In this example, we analyze a system of two parallel plates, each charged with 30 nano coulombs (30 x 10-9 coulombs), separated by a distance of 10 millimeters (0.01 meters). The first task is to determine the voltage (potential difference) between the plates. The relationship between charge (q), capacitance (C), and voltage (V) is given by the formula:
q = C * V
From this, we can express voltage as:
V = q / C
To find the capacitance of the parallel plate capacitor, we use the formula:
C = ε0 * (A / d)
Here, ε0 is the permittivity of free space, approximately 8.85 x 10-12 F/m, A is the area of the plates, and d is the separation distance.
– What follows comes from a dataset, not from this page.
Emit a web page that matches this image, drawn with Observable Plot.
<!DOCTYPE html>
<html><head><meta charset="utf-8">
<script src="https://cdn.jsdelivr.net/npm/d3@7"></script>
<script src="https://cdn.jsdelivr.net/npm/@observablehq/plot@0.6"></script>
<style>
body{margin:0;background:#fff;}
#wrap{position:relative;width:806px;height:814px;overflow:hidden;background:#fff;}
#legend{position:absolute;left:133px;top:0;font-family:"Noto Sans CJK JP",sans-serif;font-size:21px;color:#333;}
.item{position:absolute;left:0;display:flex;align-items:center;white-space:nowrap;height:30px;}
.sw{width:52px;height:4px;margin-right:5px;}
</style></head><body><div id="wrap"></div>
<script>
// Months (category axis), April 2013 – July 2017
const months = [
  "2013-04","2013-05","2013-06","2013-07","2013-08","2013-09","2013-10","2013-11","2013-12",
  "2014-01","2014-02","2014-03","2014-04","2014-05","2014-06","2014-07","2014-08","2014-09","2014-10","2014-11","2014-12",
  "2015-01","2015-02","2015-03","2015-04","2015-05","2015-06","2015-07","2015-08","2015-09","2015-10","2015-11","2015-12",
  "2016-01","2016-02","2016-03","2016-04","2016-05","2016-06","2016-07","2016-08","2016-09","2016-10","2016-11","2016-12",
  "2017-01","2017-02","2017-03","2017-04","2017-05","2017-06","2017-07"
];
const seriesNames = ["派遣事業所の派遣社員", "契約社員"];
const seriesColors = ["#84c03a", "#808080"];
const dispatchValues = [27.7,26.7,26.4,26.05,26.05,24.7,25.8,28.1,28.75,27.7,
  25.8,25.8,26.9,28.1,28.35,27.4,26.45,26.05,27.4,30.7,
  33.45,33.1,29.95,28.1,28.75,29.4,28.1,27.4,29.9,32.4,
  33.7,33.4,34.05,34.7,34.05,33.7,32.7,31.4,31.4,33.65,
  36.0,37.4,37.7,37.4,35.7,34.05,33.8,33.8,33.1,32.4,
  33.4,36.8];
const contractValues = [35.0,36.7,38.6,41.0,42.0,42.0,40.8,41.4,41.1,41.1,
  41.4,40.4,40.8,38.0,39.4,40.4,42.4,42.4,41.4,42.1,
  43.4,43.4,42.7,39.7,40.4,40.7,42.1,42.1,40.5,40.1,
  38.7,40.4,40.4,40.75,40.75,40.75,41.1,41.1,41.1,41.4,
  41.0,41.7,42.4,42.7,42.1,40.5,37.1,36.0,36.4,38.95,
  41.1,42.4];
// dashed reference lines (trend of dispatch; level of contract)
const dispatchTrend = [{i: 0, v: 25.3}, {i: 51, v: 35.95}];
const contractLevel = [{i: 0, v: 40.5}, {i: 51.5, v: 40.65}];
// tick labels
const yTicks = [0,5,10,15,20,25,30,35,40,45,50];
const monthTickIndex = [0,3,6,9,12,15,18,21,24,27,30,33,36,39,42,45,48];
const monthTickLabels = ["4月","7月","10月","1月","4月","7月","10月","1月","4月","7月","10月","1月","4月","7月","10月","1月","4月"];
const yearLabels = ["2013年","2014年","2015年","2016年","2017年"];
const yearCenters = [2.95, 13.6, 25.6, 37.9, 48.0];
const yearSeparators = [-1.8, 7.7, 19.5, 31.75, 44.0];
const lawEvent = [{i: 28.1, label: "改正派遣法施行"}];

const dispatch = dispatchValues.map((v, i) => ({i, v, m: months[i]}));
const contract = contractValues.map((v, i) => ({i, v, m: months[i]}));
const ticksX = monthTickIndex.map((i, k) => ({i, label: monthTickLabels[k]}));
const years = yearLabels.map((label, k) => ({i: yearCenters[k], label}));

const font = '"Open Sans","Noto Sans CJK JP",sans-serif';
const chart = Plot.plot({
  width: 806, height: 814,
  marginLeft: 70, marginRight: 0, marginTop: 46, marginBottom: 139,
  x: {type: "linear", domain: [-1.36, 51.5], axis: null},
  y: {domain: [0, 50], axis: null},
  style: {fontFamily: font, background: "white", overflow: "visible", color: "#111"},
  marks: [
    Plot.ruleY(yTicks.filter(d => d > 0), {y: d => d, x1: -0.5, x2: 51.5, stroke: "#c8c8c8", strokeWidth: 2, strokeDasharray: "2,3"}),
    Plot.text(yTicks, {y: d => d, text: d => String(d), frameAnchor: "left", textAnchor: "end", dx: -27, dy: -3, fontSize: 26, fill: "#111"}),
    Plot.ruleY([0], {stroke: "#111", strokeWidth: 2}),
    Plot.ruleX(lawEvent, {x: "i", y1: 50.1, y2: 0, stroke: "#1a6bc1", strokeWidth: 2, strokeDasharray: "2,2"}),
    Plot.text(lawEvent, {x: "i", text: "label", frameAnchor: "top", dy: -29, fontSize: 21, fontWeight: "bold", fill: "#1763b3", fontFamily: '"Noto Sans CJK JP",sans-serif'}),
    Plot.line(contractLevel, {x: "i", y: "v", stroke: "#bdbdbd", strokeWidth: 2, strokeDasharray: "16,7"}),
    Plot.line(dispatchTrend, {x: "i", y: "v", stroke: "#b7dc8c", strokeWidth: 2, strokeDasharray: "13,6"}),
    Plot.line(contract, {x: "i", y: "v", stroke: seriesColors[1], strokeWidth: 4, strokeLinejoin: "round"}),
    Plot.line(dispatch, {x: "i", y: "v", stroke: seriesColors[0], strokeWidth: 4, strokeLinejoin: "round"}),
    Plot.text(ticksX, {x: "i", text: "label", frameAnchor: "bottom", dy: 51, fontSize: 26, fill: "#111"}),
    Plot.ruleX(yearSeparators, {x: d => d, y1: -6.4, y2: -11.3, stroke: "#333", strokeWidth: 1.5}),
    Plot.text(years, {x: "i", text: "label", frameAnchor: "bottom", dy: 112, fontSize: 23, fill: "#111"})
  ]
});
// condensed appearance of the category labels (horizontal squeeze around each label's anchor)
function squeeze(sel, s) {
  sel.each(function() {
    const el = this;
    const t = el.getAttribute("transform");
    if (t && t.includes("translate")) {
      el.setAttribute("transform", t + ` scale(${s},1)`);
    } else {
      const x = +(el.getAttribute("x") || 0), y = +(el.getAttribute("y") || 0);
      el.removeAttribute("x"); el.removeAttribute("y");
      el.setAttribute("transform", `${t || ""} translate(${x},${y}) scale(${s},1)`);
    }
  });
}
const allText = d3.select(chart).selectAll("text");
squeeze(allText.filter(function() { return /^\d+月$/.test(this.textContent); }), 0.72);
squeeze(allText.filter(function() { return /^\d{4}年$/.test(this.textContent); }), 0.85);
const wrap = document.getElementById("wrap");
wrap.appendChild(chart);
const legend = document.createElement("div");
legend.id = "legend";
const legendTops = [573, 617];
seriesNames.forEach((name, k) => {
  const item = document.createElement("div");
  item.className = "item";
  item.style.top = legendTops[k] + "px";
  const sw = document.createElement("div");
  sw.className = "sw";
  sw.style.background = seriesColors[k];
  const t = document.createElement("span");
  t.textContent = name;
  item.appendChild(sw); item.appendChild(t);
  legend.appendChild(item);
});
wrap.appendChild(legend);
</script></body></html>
The area of the plates, each measuring 1 cm x 1 cm, is converted to square meters:
A = 0.01 m * 0.01 m = 1 x 10-4 m2
Substituting the values into the capacitance formula gives:
C = 8.85 x 10-12 * (1 x 10-4 / 0.01) = 8.85 x 10-12 * 1 x 10-2 = 8.85 x 10-14 F
Now, substituting the charge and capacitance back into the voltage formula yields:
V = (30 x 10-9) / (8.85 x 10-14) ≈ 3.39 x 105 volts
Next, we calculate the electric field (E) between the plates, which is defined as the voltage divided by the distance:
E = V / d
Substituting the known values gives:
E = (3.39 x 105) / (0.01) = 3.39 x 107 N/C
Finally, we determine the energy required to move a negative charge of -5 nano coulombs (5 x 10-9 coulombs) from the positive plate to the negative plate. The work done (W) in moving a charge across a potential difference is given by:
W = -q * ΔV
In this case, ΔV is the potential difference, and since we are moving a negative charge from a higher to a lower potential, we have:
W = -(-5 x 10-9) * (3.39 x 105) = 1.695 x 10-3 joules
The negative sign indicates that work is done on the system, meaning energy must be supplied to move the charge against the electric field. Thus, the energy required to move the charge is approximately 1.7 x 10-3 joules.